Mons. Tomasi all'Ecosoc di Ginevra: sostenere programmi di salute pubblica nelle nazioni
povere è un imperativo etico prima che pratico
Garantire, nell’era della crisi economica globale, l’accesso a un’assistenza sanitaria
di base alle popolazioni dei Paesi poveri è un imperativo etico oltre che una lungimirante
scelta pratica. E’ una delle considerazioni dell’intervento che l’arcivescovo Silvano
Maria Tomasi ha tenuto ieri a Ginevra durante l’incontro del Consiglio economico e
sociale (Ecosoc) delle Nazioni Unite. Il rappresentante della Santa Sede all'Onu di
Ginevra ha fatto un quadro dell’attuale situazione di emergenza delle nazioni meno
sviluppate, sollecitando gli Stati ricchi ad intervenire in modo mirato. Il servizio
di Alessandro De Carolis: “Mentre gli
analisti discutono le cause della crisi, le conseguenze sociali delle nuove povertà,
la perdita di posti di lavoro, la malnutrizione e uno sviluppo soffocato si abbattono
sui gruppi più vulnerabili della popolazione e pertanto chiedono a risposte efficaci
e tempestive”. E’ un esordio senza giri di parole quello di mons. Tomasi all’Ecosoc
di Ginevra. Il presule, riecheggiando l’ultima Enciclica di Benedetto XVI, attribuisce
la crisi finanziaria ed economica che imperversa sul pianeta all’avidità” e alla “mancanza
di responsabilità etica”. In particolare, l’appuntamento gli esperti dell’Onu si sono
concentrati sulla questione della salute pubblica, in particolare nelle aree povere
del globo. La crisi globale che “continua senza sosta”, e che “si è esacerbata” -
afferma mons. Tomasi - per l’imperversare di pandemie, come quella provocata dal virus
A-H1N1, come pure per i problemi crescenti della sicurezza alimentare, dimostra -
ha osservato il presule - quanto sia stretto “il legame tra povertà e salute”. La
Delegazione della Santa Sede, ha proseguito, “prende atto con profonda preoccupazione”
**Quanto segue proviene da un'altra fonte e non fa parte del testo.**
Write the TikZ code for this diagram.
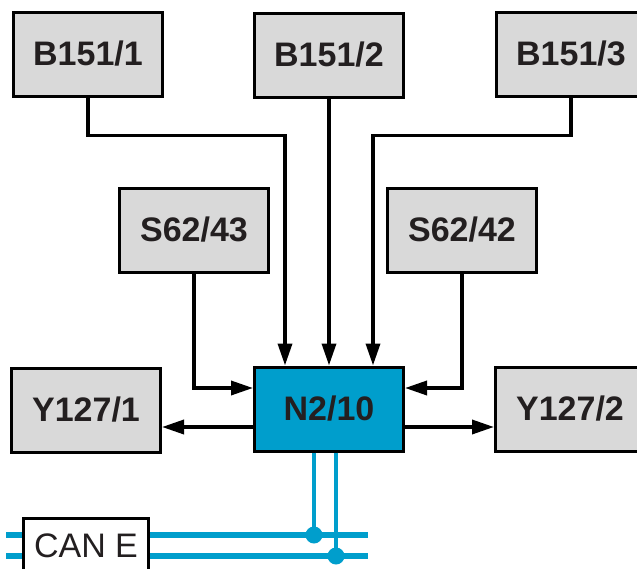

delle previsioni della Banca Mondiale, secondo la quale nel corso del 2009 aumenterà
da 53 a 65 milioni il numero delle persone “in condizioni di estrema povertà”, mentre
supererà il miliardo quello delle persone colpite da fame cronica, 800 milioni delle
quali concentrate - ha sottolineato mons. Tomasi - “nelle zone rurali dove la salute
pubblica è debole e dove sono urgenti iniziative innovative di assistenza sanitaria”. “Affrontare
questo problema - ha insistito - più ancora che una espressione di solidarietà, è
una questione di giustizia per superare la tentazione di ridurre i servizi pubblici
per un beneficio a breve termine contro un costo umano a lungo termine”. In particolare,
va risolto il problema delle donne che “continuano in molte regioni a ricevere un'assistenza
sanitaria di bassa qualità”. E qui, il rappresentante vaticano a Ginevra ha ricordato
l’impegno vasto e articolato della Chiesa in campo sanitario: essa, ha enumerato,
gestisce 5.378 ospedali, 18.088 cliniche, 15.448 case per anziani e disabili, e altri
programmi di assistenza sanitaria in tutto il mondo, ma soprattutto nelle aree più
isolate ed emarginate, specie “tra le persone che raramente hanno accesso alle cure
sanitarie fornite a livello nazionale, a livello provinciale o di distretto governativo”,
come sovente accade in Africa. Ma, ha lamentato mons. Tomasi,
il lavoro, molto spesso riconosciuto di eccellente qualità, svolto dalle strutture
sanitarie ecclesiali non riceve - come del resto accade per altre strutture
di tipo confessionale - una “quota equa delle risorse designate per sostenere a livello
mondiale, nazionale e locale, le iniziative sulla salute”. “In un mondo sempre
più interdipendente, dove anche malattie e virus non hanno confini, una maggiore cooperazione
globale - ha sostenuto il presule - diventa non solo una necessità pratica, ma - ancora
più importante - un imperativo etico di solidarietà". Dobbiamo essere "guidati dalla
migliore tradizione di assistenza sanitaria, che - ha concluso - rispetta e promuove
il diritto alla vita dal concepimento fino alla morte naturale per tutti, indipendentemente
da razza, disabilità, nazionalità, religione, sesso e stato socioeconomico”.